In Q2 2022, Meta’s total revenue was $28.82bn.
The company expects its Q4 2022 total revenue to be in the range of $30bn and $32.5bn.
For the nine months ended 30 September 2022, Meta’s net income was $18.54bn, compared to a net income of $29.08bn in the same period of 2021.
The company’s revenue for the nine months ended 30 September 2022 was $84.44bn compared to revenue of $84.25bn in the same period of the previous year.
Meta’s family of apps (FoA) unit, which includes Facebook, Messenger, Instagram, WhatsApp, and other services, earned revenue of $27.42bn in Q3 2022, compared to revenue of $28.45bn in the corresponding quarter of 2021.

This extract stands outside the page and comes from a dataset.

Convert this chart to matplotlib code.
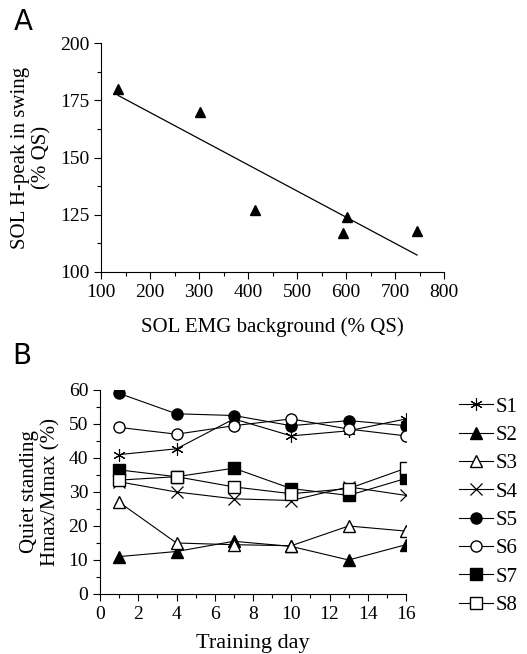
import matplotlib
matplotlib.use("Agg")
import matplotlib.pyplot as plt
import numpy as np
from matplotlib.ticker import MultipleLocator

plt.rcParams['font.family'] = ['Liberation Serif', 'DejaVu Serif']

# panel A: background EMG vs H-peak
emg_bg = [135, 303, 415, 593, 602, 745]
h_peak = [180, 170, 127, 117, 124, 118]

# panel B: Hmax/Mmax over training days
days = [1, 4, 7, 10, 13, 16]
s1 = [41, 42.7, 51.5, 46.5, 48, 51.5]
s2 = [11, 12.5, 15.5, 14, 10, 14.5]
s3 = [27, 15, 14.5, 14.2, 20, 18.5]
s4 = [33, 30, 28, 27.5, 31.5, 29]
s5 = [59, 53, 52.5, 49.5, 51, 49.5]
s6 = [49, 47, 49.5, 51.5, 48.5, 46.5]
s7 = [36.5, 34.5, 37, 31, 29, 34]
s8 = [33.5, 34.5, 31.5, 29.5, 31, 37]
subjects = ["S1", "S2", "S3", "S4", "S5", "S6", "S7", "S8"]

W, H = 527, 654
fig = plt.figure(figsize=(W / 100, H / 100), dpi=100)

def box(l, t, r, b):
    return [l / W, 1 - b / H, (r - l) / W, (b - t) / H]

def style(ax):
    for s in ("top", "right"):
        ax.spines[s].set_visible(False)
    ax.tick_params(which="both", direction="out", labelsize=14, width=0.8)
    ax.tick_params(which="major", length=5)
    ax.tick_params(which="minor", length=3)

# ---- A ----
ax1 = fig.add_axes(box(101, 43, 444, 272))
ax1.plot(emg_bg, h_peak, "k^", ms=7, ls="none", clip_on=False)
k, c = np.polyfit(emg_bg, h_peak, 1)
xx = np.array([min(emg_bg), max(emg_bg)])
ax1.plot(xx, k * xx + c, "k-", lw=0.9)
ax1.set_xlim(100, 800)
ax1.set_ylim(100, 200)
ax1.xaxis.set_major_locator(MultipleLocator(100))
ax1.xaxis.set_minor_locator(MultipleLocator(50))
ax1.yaxis.set_major_locator(MultipleLocator(25))
ax1.yaxis.set_minor_locator(MultipleLocator(12.5))
style(ax1)
ax1.set_xlabel("SOL EMG background (% QS)", fontsize=15, labelpad=12)
ax1.set_ylabel("SOL H-peak in swing\n(% QS)", fontsize=15, linespacing=1.15, labelpad=6)
fig.text(14 / W, 1 - 22 / H, "A", fontsize=20, family="DejaVu Sans", va="center")

# ---- B ----
ax2 = fig.add_axes(box(100, 390, 406, 594))
series = [s1, s2, s3, s4, s5, s6, s7, s8]
markers = [dict(marker=(6, 2, 0), ms=9, mfc="k", mew=0.8),
           dict(marker="^", ms=8, mfc="k"),
           dict(marker="^", ms=8, mfc="white"),
           dict(marker="x", ms=8, mew=0.9),
           dict(marker="o", ms=8, mfc="k"),
           dict(marker="o", ms=8, mfc="white"),
           dict(marker="s", ms=8, mfc="k"),
           dict(marker="s", ms=8, mfc="white")]
for name, vals, m in zip(subjects, series, markers):
    ax2.plot(days, vals, color="k", lw=0.8, mec="k", label=name, **m)
ax2.set_xlim(0, 16)
ax2.set_ylim(0, 60)
ax2.xaxis.set_major_locator(MultipleLocator(2))
ax2.xaxis.set_minor_locator(MultipleLocator(1))
ax2.yaxis.set_major_locator(MultipleLocator(10))
ax2.yaxis.set_minor_locator(MultipleLocator(5))
style(ax2)
ax2.set_xlabel("Training day", fontsize=16, labelpad=8)
ax2.set_ylabel("Quiet standing\nHmax/Mmax (%)", fontsize=15, linespacing=1.15, labelpad=6)
fig.text(12 / W, 1 - 356 / H, "B", fontsize=20, family="DejaVu Sans", va="center")

fig.legend(loc="upper left", bbox_to_anchor=(459 / W, 1 - 397 / H),
           frameon=False, fontsize=15, handlelength=1.65, handletextpad=0.1,
           labelspacing=0.42, borderaxespad=0, borderpad=0)

fig.savefig("out.png", dpi=100)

Meta’s reality labs business had revenue of $285m in the reported three months, compared to $558m in Q3 2021. This unit includes the company’s augmented and virtual reality (AR and VR) related consumer hardware, software, and content.
Meta said that the daily active users (DAUs) for Facebook were 1.98 billion on average for September 2022, which is a 3% increase year-over-year.
Meta founder and CEO Mark Zuckerberg said: “Our community continues to grow and I’m pleased with the strong engagement we’re seeing driven by progress on our discovery engine and products like Reels.
“While we face near-term challenges on revenue, the fundamentals are there for a return to stronger revenue growth. We’re approaching 2023 with a focus on prioritisation and efficiency that will help us navigate the current environment and emerge an even stronger company.”